**Goal:** Repeat what the lines below say, word for word, and skip every image.

**Provided material:**

______

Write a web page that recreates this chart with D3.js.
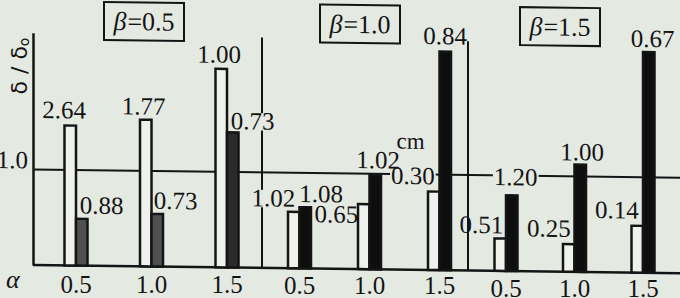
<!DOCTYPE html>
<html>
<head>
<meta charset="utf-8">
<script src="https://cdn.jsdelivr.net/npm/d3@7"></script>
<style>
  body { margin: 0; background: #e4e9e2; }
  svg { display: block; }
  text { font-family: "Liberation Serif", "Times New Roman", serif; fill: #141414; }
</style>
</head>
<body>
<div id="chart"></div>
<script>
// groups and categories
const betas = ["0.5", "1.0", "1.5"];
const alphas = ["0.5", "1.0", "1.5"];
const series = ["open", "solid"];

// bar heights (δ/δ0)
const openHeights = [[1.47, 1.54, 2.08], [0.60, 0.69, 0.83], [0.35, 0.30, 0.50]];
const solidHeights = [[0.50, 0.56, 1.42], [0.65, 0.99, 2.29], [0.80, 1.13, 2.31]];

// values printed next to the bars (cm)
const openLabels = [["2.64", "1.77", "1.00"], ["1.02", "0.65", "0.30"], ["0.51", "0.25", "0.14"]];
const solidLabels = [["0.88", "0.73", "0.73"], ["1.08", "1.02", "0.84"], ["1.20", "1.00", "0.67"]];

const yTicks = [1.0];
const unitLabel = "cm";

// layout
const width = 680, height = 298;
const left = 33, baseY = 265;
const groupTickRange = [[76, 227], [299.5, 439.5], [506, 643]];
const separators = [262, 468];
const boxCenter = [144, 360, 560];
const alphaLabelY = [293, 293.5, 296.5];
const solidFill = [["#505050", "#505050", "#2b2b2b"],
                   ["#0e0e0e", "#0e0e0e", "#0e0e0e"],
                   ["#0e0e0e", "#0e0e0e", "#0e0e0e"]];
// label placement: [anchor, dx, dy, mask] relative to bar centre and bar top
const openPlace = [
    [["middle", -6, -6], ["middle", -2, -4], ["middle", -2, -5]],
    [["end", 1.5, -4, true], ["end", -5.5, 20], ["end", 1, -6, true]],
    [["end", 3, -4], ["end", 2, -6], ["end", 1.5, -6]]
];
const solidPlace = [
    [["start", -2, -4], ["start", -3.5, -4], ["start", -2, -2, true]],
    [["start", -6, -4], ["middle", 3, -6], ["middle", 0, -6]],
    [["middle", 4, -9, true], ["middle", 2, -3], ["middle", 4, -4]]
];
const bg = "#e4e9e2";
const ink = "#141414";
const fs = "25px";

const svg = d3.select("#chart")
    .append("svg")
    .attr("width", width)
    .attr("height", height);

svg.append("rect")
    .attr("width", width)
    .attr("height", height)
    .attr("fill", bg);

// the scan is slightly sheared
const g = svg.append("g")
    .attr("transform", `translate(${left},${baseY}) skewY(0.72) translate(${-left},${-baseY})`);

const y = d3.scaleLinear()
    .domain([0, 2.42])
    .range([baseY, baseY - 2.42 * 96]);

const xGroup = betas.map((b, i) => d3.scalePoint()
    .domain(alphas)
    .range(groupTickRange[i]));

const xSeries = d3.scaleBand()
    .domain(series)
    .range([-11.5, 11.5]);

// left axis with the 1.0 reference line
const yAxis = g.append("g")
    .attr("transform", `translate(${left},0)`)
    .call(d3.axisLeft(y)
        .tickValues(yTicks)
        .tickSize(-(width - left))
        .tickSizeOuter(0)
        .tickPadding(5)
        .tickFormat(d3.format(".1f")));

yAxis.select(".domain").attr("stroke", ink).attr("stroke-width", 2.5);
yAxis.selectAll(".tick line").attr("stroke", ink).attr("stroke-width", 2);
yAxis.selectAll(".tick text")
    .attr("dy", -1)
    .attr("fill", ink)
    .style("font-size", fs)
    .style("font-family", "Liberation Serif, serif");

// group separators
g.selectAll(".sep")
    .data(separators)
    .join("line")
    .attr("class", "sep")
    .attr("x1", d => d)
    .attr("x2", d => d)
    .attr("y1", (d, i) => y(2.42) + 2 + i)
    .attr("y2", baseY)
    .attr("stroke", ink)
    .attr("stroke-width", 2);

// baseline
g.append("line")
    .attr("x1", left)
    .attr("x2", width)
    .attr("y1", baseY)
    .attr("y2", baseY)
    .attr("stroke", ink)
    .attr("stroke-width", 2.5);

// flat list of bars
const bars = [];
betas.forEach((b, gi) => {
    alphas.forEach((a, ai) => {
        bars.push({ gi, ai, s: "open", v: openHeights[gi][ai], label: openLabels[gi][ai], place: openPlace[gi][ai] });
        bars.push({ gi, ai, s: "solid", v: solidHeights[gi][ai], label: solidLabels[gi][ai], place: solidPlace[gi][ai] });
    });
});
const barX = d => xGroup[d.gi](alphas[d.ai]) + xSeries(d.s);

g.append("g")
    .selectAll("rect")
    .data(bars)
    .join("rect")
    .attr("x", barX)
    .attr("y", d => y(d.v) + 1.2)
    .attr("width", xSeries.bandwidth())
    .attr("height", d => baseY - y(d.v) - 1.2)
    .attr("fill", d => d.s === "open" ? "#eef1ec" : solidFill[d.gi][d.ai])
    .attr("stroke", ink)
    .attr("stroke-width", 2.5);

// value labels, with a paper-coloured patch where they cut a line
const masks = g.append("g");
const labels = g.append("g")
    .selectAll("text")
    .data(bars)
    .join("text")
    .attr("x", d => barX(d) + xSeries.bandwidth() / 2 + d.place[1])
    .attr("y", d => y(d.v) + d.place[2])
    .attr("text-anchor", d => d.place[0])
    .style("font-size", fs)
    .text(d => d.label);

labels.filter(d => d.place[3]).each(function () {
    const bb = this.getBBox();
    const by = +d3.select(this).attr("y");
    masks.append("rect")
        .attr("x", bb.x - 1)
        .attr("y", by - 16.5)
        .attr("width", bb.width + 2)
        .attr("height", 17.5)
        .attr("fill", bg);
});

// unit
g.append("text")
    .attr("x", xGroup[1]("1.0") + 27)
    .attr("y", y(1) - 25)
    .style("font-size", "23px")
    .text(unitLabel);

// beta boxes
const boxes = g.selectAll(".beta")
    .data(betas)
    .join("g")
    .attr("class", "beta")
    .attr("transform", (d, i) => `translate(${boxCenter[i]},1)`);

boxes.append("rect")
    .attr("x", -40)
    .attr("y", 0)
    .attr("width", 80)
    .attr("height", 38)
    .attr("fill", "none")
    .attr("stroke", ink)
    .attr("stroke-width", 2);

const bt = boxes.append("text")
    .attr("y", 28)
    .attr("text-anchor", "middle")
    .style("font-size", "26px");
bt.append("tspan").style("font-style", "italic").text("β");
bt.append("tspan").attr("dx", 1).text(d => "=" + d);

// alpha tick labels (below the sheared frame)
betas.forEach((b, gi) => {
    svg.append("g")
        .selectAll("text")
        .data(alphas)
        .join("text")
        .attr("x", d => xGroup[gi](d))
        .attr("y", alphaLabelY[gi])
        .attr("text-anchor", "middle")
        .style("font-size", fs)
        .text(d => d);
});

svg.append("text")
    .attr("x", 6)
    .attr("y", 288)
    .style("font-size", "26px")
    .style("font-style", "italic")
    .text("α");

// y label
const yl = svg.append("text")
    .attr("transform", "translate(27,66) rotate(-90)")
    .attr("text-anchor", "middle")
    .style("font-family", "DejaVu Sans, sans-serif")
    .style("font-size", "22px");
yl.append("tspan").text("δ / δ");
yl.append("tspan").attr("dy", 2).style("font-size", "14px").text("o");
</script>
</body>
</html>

______

**Result:**
Write a web page that recreates this chart with D3.js.
<!DOCTYPE html>
<html>
<head>
<meta charset="utf-8">
<script src="https://cdn.jsdelivr.net/npm/d3@7"></script>
<style>
  body { margin: 0; background: #e4e9e2; }
  svg { display: block; }
  text { font-family: "Liberation Serif", "Times New Roman", serif; fill: #141414; }
</style>
</head>
<body>
<div id="chart"></div>
<script>
// groups and categories
const betas = ["0.5", "1.0", "1.5"];
const alphas = ["0.5", "1.0", "1.5"];
const series = ["open", "solid"];

// bar heights (δ/δ0)
const openHeights = [[1.47, 1.54, 2.08], [0.60, 0.69, 0.83], [0.35, 0.30, 0.50]];
const solidHeights = [[0.50, 0.56, 1.42], [0.65, 0.99, 2.29], [0.80, 1.13, 2.31]];

// values printed next to the bars (cm)
const openLabels = [["2.64", "1.77", "1.00"], ["1.02", "0.65", "0.30"], ["0.51", "0.25", "0.14"]];
const solidLabels = [["0.88", "0.73", "0.73"], ["1.08", "1.02", "0.84"], ["1.20", "1.00", "0.67"]];

const yTicks = [1.0];
const unitLabel = "cm";

// layout
const width = 680, height = 298;
const left = 33, baseY = 265;
const groupTickRange = [[76, 227], [299.5, 439.5], [506, 643]];
const separators = [262, 468];
const boxCenter = [144, 360, 560];
const alphaLabelY = [293, 293.5, 296.5];
const solidFill = [["#505050", "#505050", "#2b2b2b"],
                   ["#0e0e0e", "#0e0e0e", "#0e0e0e"],
                   ["#0e0e0e", "#0e0e0e", "#0e0e0e"]];
// label placement: [anchor, dx, dy, mask] relative to bar centre and bar top
const openPlace = [
    [["middle", -6, -6], ["middle", -2, -4], ["middle", -2, -5]],
    [["end", 1.5, -4, true], ["end", -5.5, 20], ["end", 1, -6, true]],
    [["end", 3, -4], ["end", 2, -6], ["end", 1.5, -6]]
];
const solidPlace = [
    [["start", -2, -4], ["start", -3.5, -4], ["start", -2, -2, true]],
    [["start", -6, -4], ["middle", 3, -6], ["middle", 0, -6]],
    [["middle", 4, -9, true], ["middle", 2, -3], ["middle", 4, -4]]
];
const bg = "#e4e9e2";
const ink = "#141414";
const fs = "25px";

const svg = d3.select("#chart")
    .append("svg")
    .attr("width", width)
    .attr("height", height);

svg.append("rect")
    .attr("width", width)
    .attr("height", height)
    .attr("fill", bg);

// the scan is slightly sheared
const g = svg.append("g")
    .attr("transform", `translate(${left},${baseY}) skewY(0.72) translate(${-left},${-baseY})`);

const y = d3.scaleLinear()
    .domain([0, 2.42])
    .range([baseY, baseY - 2.42 * 96]);

const xGroup = betas.map((b, i) => d3.scalePoint()
    .domain(alphas)
    .range(groupTickRange[i]));

const xSeries = d3.scaleBand()
    .domain(series)
    .range([-11.5, 11.5]);

// left axis with the 1.0 reference line
const yAxis = g.append("g")
    .attr("transform", `translate(${left},0)`)
    .call(d3.axisLeft(y)
        .tickValues(yTicks)
        .tickSize(-(width - left))
        .tickSizeOuter(0)
        .tickPadding(5)
        .tickFormat(d3.format(".1f")));

yAxis.select(".domain").attr("stroke", ink).attr("stroke-width", 2.5);
yAxis.selectAll(".tick line").attr("stroke", ink).attr("stroke-width", 2);
yAxis.selectAll(".tick text")
    .attr("dy", -1)
    .attr("fill", ink)
    .style("font-size", fs)
    .style("font-family", "Liberation Serif, serif");

// group separators
g.selectAll(".sep")
    .data(separators)
    .join("line")
    .attr("class", "sep")
    .attr("x1", d => d)
    .attr("x2", d => d)
    .attr("y1", (d, i) => y(2.42) + 2 + i)
    .attr("y2", baseY)
    .attr("stroke", ink)
    .attr("stroke-width", 2);

// baseline
g.append("line")
    .attr("x1", left)
    .attr("x2", width)
    .attr("y1", baseY)
    .attr("y2", baseY)
    .attr("stroke", ink)
    .attr("stroke-width", 2.5);

// flat list of bars
const bars = [];
betas.forEach((b, gi) => {
    alphas.forEach((a, ai) => {
        bars.push({ gi, ai, s: "open", v: openHeights[gi][ai], label: openLabels[gi][ai], place: openPlace[gi][ai] });
        bars.push({ gi, ai, s: "solid", v: solidHeights[gi][ai], label: solidLabels[gi][ai], place: solidPlace[gi][ai] });
    });
});
const barX = d => xGroup[d.gi](alphas[d.ai]) + xSeries(d.s);

g.append("g")
    .selectAll("rect")
    .data(bars)
    .join("rect")
    .attr("x", barX)
    .attr("y", d => y(d.v) + 1.2)
    .attr("width", xSeries.bandwidth())
    .attr("height", d => baseY - y(d.v) - 1.2)
    .attr("fill", d => d.s === "open" ? "#eef1ec" : solidFill[d.gi][d.ai])
    .attr("stroke", ink)
    .attr("stroke-width", 2.5);

// value labels, with a paper-coloured patch where they cut a line
const masks = g.append("g");
const labels = g.append("g")
    .selectAll("text")
    .data(bars)
    .join("text")
    .attr("x", d => barX(d) + xSeries.bandwidth() / 2 + d.place[1])
    .attr("y", d => y(d.v) + d.place[2])
    .attr("text-anchor", d => d.place[0])
    .style("font-size", fs)
    .text(d => d.label);

labels.filter(d => d.place[3]).each(function () {
    const bb = this.getBBox();
    const by = +d3.select(this).attr("y");
    masks.append("rect")
        .attr("x", bb.x - 1)
        .attr("y", by - 16.5)
        .attr("width", bb.width + 2)
        .attr("height", 17.5)
        .attr("fill", bg);
});

// unit
g.append("text")
    .attr("x", xGroup[1]("1.0") + 27)
    .attr("y", y(1) - 25)
    .style("font-size", "23px")
    .text(unitLabel);

// beta boxes
const boxes = g.selectAll(".beta")
    .data(betas)
    .join("g")
    .attr("class", "beta")
    .attr("transform", (d, i) => `translate(${boxCenter[i]},1)`);

boxes.append("rect")
    .attr("x", -40)
    .attr("y", 0)
    .attr("width", 80)
    .attr("height", 38)
    .attr("fill", "none")
    .attr("stroke", ink)
    .attr("stroke-width", 2);

const bt = boxes.append("text")
    .attr("y", 28)
    .attr("text-anchor", "middle")
    .style("font-size", "26px");
bt.append("tspan").style("font-style", "italic").text("β");
bt.append("tspan").attr("dx", 1).text(d => "=" + d);

// alpha tick labels (below the sheared frame)
betas.forEach((b, gi) => {
    svg.append("g")
        .selectAll("text")
        .data(alphas)
        .join("text")
        .attr("x", d => xGroup[gi](d))
        .attr("y", alphaLabelY[gi])
        .attr("text-anchor", "middle")
        .style("font-size", fs)
        .text(d => d);
});

svg.append("text")
    .attr("x", 6)
    .attr("y", 288)
    .style("font-size", "26px")
    .style("font-style", "italic")
    .text("α");

// y label
const yl = svg.append("text")
    .attr("transform", "translate(27,66) rotate(-90)")
    .attr("text-anchor", "middle")
    .style("font-family", "DejaVu Sans, sans-serif")
    .style("font-size", "22px");
yl.append("tspan").text("δ / δ");
yl.append("tspan").attr("dy", 2).style("font-size", "14px").text("o");
</script>
</body>
</html>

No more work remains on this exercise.